By Aritra Basak

Morning leaks in slowly, like spilled milk across the sky.
I open my eyes, though I was never really asleep. My body feels like it has been placed in the wrong century. My hands are not mine; they’re extensions of some old machine that hasn’t been oiled in years.
The laptop stares at me from across the room. I stare back.
We know this dance.
Somewhere, in the corner of my skull, a little voice mumbles,
“Where did you save the files yesterday?”
I don’t know. I never know.
They go into folders that multiply overnight, splitting and breeding like insects — run5, results, new_output, try3, final_final_this_time.
Each folder buries something — I no longer check what.
I drag myself to the chair — this chair knows my weight better than I do now. I sit, stretch my fingers, type the same words into the terminal:

>>>g.region -p
>>>r.in.poly
>>>avaflow –run

I don’t know what these words mean anymore.
They’re like ancient hymns I’ve been assigned to chant, not for understanding, but to keep the sun from falling out of the sky.
Lines of text scroll by.
Numbers. Logs. Paths.
The machine whispers:
Process complete.
Output saved.
Somewhere, in some hidden folder, results are born — results I no longer care to name.

Afternoon arrives quietly, without announcement.
I jump from window to window, software to software, as if wading through a shallow river full of slippery stones.
GRASS GIS. AvaFlow. QGIS. Jupyter Notebook.
I don’t even know which one I’m inside anymore; they all blur together into one faceless beast.
I click here, click there, reproject, extract, import, export, run, save.
Again. And again. And again.
The maps appear — bright, meaningless colors swirling on the screen like the skin of an exotic fruit I cannot taste.
And then — suddenly — a new tab bursts open, uninvited.
I see it:
A blue body, floating alone in space, spinning slowly, hypnotically.
It takes me a moment before I recognize it —
The planet. The planet itself.
Except… it looks wrong, distorted, missing its real geoid shape.
It’s Google Earth.
It begins to zoom in automatically, dragging my half-worn concentration down toward some unknown terrain — uneven, jagged, shimmering like static.
A Digital Elevation Model, they call it.
I glance back at the notepad file someone had sent me, where all the steps were written like recipes carved in stone:
“You can also create synthetic data and simulate the effects of climate change here.”

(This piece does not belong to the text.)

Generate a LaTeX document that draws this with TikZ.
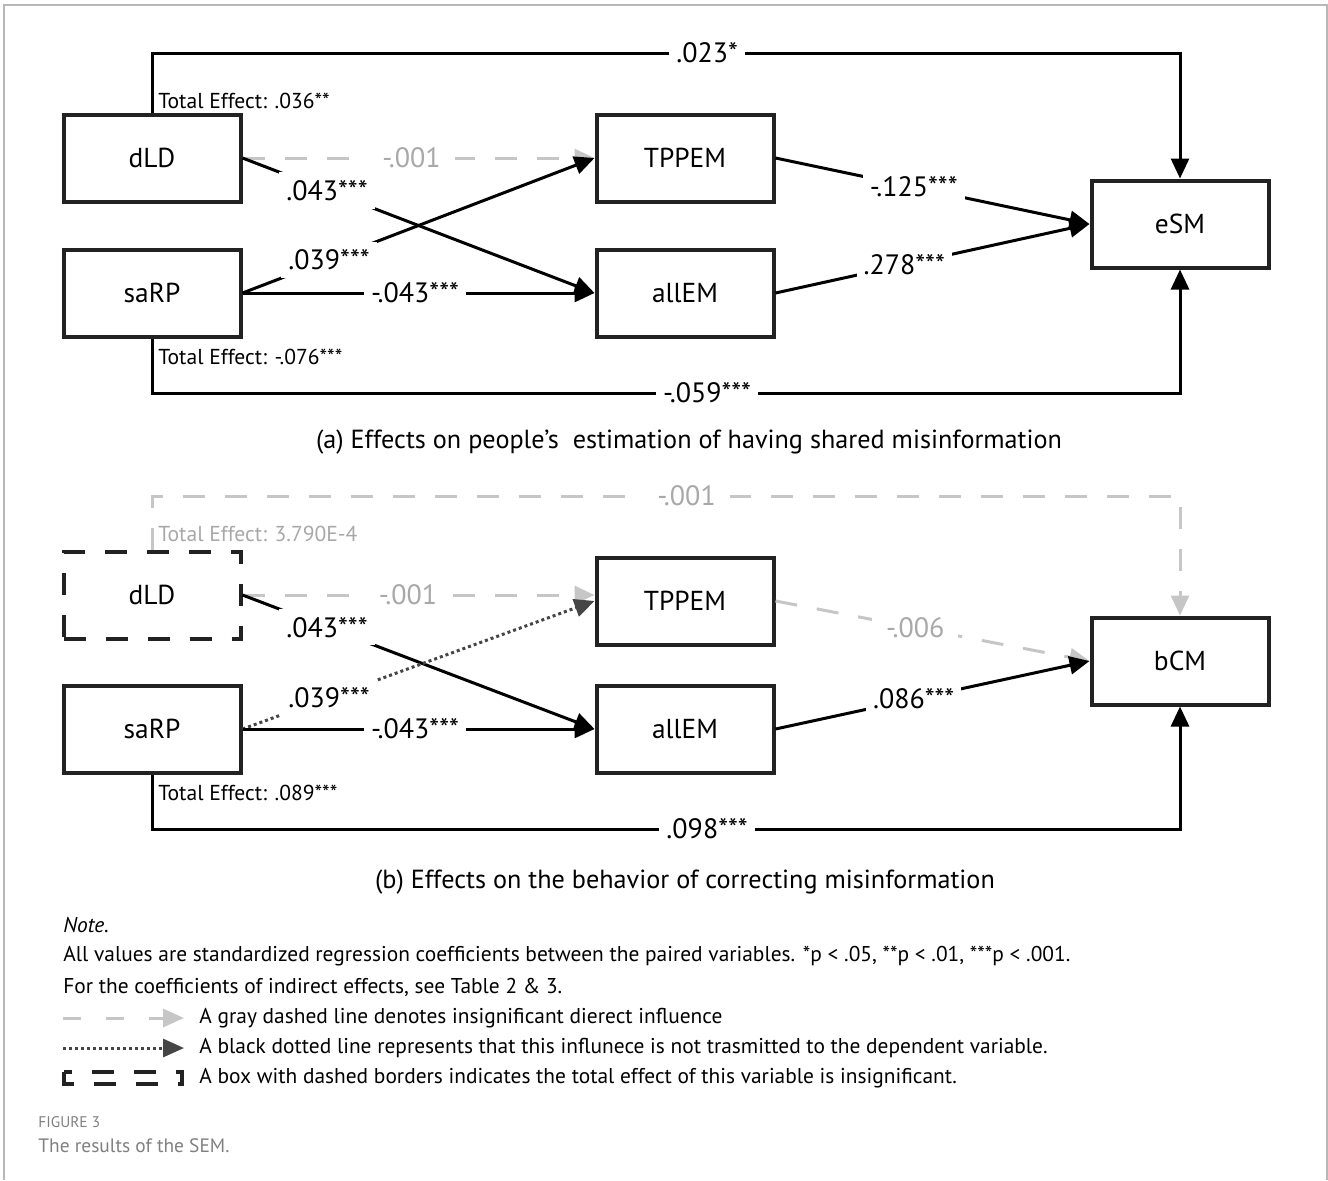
\documentclass[tikz,border=0pt]{standalone}
\usepackage{fontspec}
\setmainfont{PT Sans}
\usetikzlibrary{arrows.meta}
\definecolor{boxline}{HTML}{222222}
\definecolor{nsline}{HTML}{C6C6C6}
\definecolor{nstext}{HTML}{A8A8A8}
\definecolor{dotline}{HTML}{454545}
\definecolor{framegray}{HTML}{B8B8B8}
\definecolor{capgray}{HTML}{808080}
\tikzset{
  var/.style={draw=boxline, line width=2pt, minimum width=88.5pt, minimum height=43.5pt, inner sep=0pt, font=\fontsize{13.7}{16}\selectfont},
  nsvar/.style={var, dash pattern=on 11pt off 10pt},
  coef/.style={fill=white, inner xsep=3.5pt, inner ysep=4pt, font=\fontsize{14}{16}\selectfont},
  nscoef/.style={coef, text=nstext, inner xsep=7pt},
  total/.style={anchor=west, inner sep=0pt, font=\fontsize{10.8}{12}\selectfont},
  bighead/.style={-{Triangle[length=10pt,width=9pt]}},
  sig/.style={bighead, line width=1.5pt, draw=black},
  insig/.style={bighead, line width=1.5pt, draw=nsline, dash pattern=on 11pt off 10pt},
  notrans/.style={bighead, line width=1.5pt, draw=dotline, dash pattern=on 1.5pt off 1.5pt},
  capt/.style={font=\fontsize{13.1}{15}\selectfont},
  notetext/.style={anchor=west, inner sep=0pt, font=\fontsize{10.7}{12}\selectfont},
}
\begin{document}
\begin{tikzpicture}[x=0.5pt, y=-0.5pt]
\useasboundingbox (0,0) rectangle (1328,1180);
% frame
\draw[framegray, line width=1pt] (4,1180) -- (4,5) -- (1327,5) -- (1327,1180);

% (a) estimation of having shared misinformation
\node[var] (dLDa) at (152,158) {dLD};
\node[var] (saRPa) at (152,293) {saRP};
\node[var] (TPPEMa) at (685,158) {TPPEM};
\node[var] (allEMa) at (685,293) {allEM};
\node[var] (eSMa) at (1180,224) {eSM};

\draw[sig] (dLDa.north) -- (dLDa.north |- 0,53) -- node[coef, pos=0.54] {.023*} (eSMa.north |- 0,53) -- (eSMa.north); % direct dLD
\draw[sig] (saRPa.south) -- (saRPa.south |- 0,393) -- node[coef, pos=0.54] {-.059***} (eSMa.south |- 0,393) -- (eSMa.south); % direct saRP
\node[total] (totdLDa) at (158,101) {Total Effect: .036**};
\node[total] (totsaRPa) at (158,357) {Total Effect: -.076***};

\draw[insig] (dLDa.east) -- node[nscoef, pos=0.48] {-.001} (TPPEMa.west);
\draw[sig] (dLDa.east) -- node[coef, pos=0.24] {.043***} (allEMa.west);
\draw[sig] (saRPa.east) -- node[coef, pos=0.246] {.039***} (TPPEMa.west);
\draw[sig] (saRPa.east) -- node[coef, pos=0.49] {-.043***} (allEMa.west);
\draw[sig] (TPPEMa.east) -- node[coef, pos=0.44] {-.125***} (eSMa.west);
\draw[sig] (allEMa.east) -- node[coef, pos=0.41] {.278***} (eSMa.west);

\node[capt] (capa) at (689,442) {(a) Effects on people’s\ \ estimation of having shared misinformation};

% (b) behavior of correcting misinformation
\node[nsvar] (dLDb) at (152,595) {dLD};
\node[var] (saRPb) at (152,729) {saRP};
\node[var] (TPPEMb) at (685,601) {TPPEM};
\node[var] (allEMb) at (685,729) {allEM};
\node[var] (bCMb) at (1180,661) {bCM};

\draw[insig] (dLDb.north) -- (dLDb.north |- 0,496) -- node[nscoef, pos=0.52] {-.001} (bCMb.north |- 0,496) -- (bCMb.north);
\draw[sig] (saRPb.south) -- (saRPb.south |- 0,829) -- node[coef, pos=0.54] {.098***} (bCMb.south |- 0,829) -- (bCMb.south);
\node[total, text=nstext] (totdLDb) at (158,534) {Total Effect: 3.790E-4};
\node[total] (totsaRPb) at (158,793) {Total Effect: .089***};

\draw[insig] (dLDb.east) -- node[nscoef, pos=0.47] {-.001} (dLDb.east -| TPPEMb.west);
\draw[sig] (dLDb.east) -- node[coef, pos=0.24] {.043***} (allEMb.west);
\draw[notrans] (saRPb.east) -- node[coef, pos=0.246] {.039***} (TPPEMb.west);
\draw[sig] (saRPb.east) -- node[coef, pos=0.49] {-.043***} (allEMb.west);
\draw[insig] (TPPEMb.east) -- node[nscoef, pos=0.445] {-.006} (bCMb.west);
\draw[sig] (allEMb.east) -- node[coef, pos=0.44] {.086***} (bCMb.west);

\node[capt] (capb) at (685,882) {(b) Effects on the behavior of correcting misinformation};

% note and legend
\node[notetext] (note) at (63,925) {\textit{Note.}};
\node[notetext] (note1) at (63,956) {All values are standardized regression coefficients between the paired variables. *p < .05, **p < .01, ***p < .001.};
\node[notetext] (note2) at (63,987) {For the coefficients of indirect effects, see Table 2 \& 3.};
\coordinate (lg1a) at (63,1018); \coordinate (lg1b) at (184,1018);
\coordinate (lg2a) at (63,1048); \coordinate (lg2b) at (184,1048);
\draw[insig, dash pattern=on 9pt off 12.5pt, -{Triangle[length=10.5pt,width=9pt]}] (lg1a) -- (lg1b);
\draw[notrans, -{Triangle[length=10.5pt,width=9pt]}] (lg2a) -- (lg2b);
\draw[draw=boxline, line width=2pt, dash pattern=on 11pt off 10pt] (64,1072) rectangle (182,1084);
\node[notetext] (lg1) at (199,1018) {A gray dashed line denotes insignificant dierect influence};
\node[notetext] (lg2) at (199,1048) {A black dotted line represents that this influnece is not trasmitted to the dependent variable.};
\node[notetext] (lg3) at (199,1078) {A box with dashed borders indicates the total effect of this variable is insignificant.};

\node[anchor=west, inner sep=0pt, text=capgray, font=\fontsize{7.7}{9}\selectfont] (fig) at (38,1122) {FIGURE 3};
\node[anchor=west, inner sep=0pt, text=capgray, font=\fontsize{9.7}{11}\selectfont] (figcap) at (38,1146) {The results of the SEM.};
\end{tikzpicture}
\end{document}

I stare at the spinning terrain and wonder —
Are we simulating transformations virtually?
Or are we reconfiguring ourselves into the virtual —
just to experience the very thing we’re imposing on the climate,
in reality?
I don’t know anymore.
Some afternoons, they stagger into my room.
They don’t knock. They never need to.
I try not to speak, or maybe I do—but somehow, my voice always seems to dissolve before it reaches them.
I wonder, every time, whether they'd speak differently today.
They don’t.
Always calm. Always polite.
But their words slip in sideways — soft, but sharp where it lands.
The software hoppers — gliding through programs like dragonflies over stagnant water—have always carried a quiet disdain for me.
They remind me, again and again:
Stop writing equations on the screen.
Stop reaching for things already submerged.
Their smiles end conversations too easily.
I watch them drift away, satisfied by their discipline toward little responsibilities.
I return to my screen.
I feel my mind dissolving — slowly, sweetly.

Somewhere between evening and night, time slips away completely.
I think about equations — those beautiful, clean little things I used to love.
Symbols dancing on paper, singing secrets of gravity and light.
Where are they now?
They don’t belong here.
Here, we only have folders and commands, input fields and terminal windows.
Here, equations have been boiled down into recipes passed from ghost to ghost, generation to generation, researcher to researcher.
No one remembers the taste of the original meal.
I lean back and stare at the ceiling.
A strange thought fills me, warm and heavy like a woollen coat:
What if I just stop?
But I don’t. I know I won’t.
I open the terminal again.
The command line waits, patient as always.
I type.
I press Enter.
It begins.
I watch the numbers crawl across the screen.
And for a fleeting, absurd moment,
I almost feel free.

Aritra Basak is a physics student based in Kolkata, India. He is gradually learning to write about the emotional and abstract aspects of life through prose and poetry. His work often explores identity, silence, memory, and inner conflict.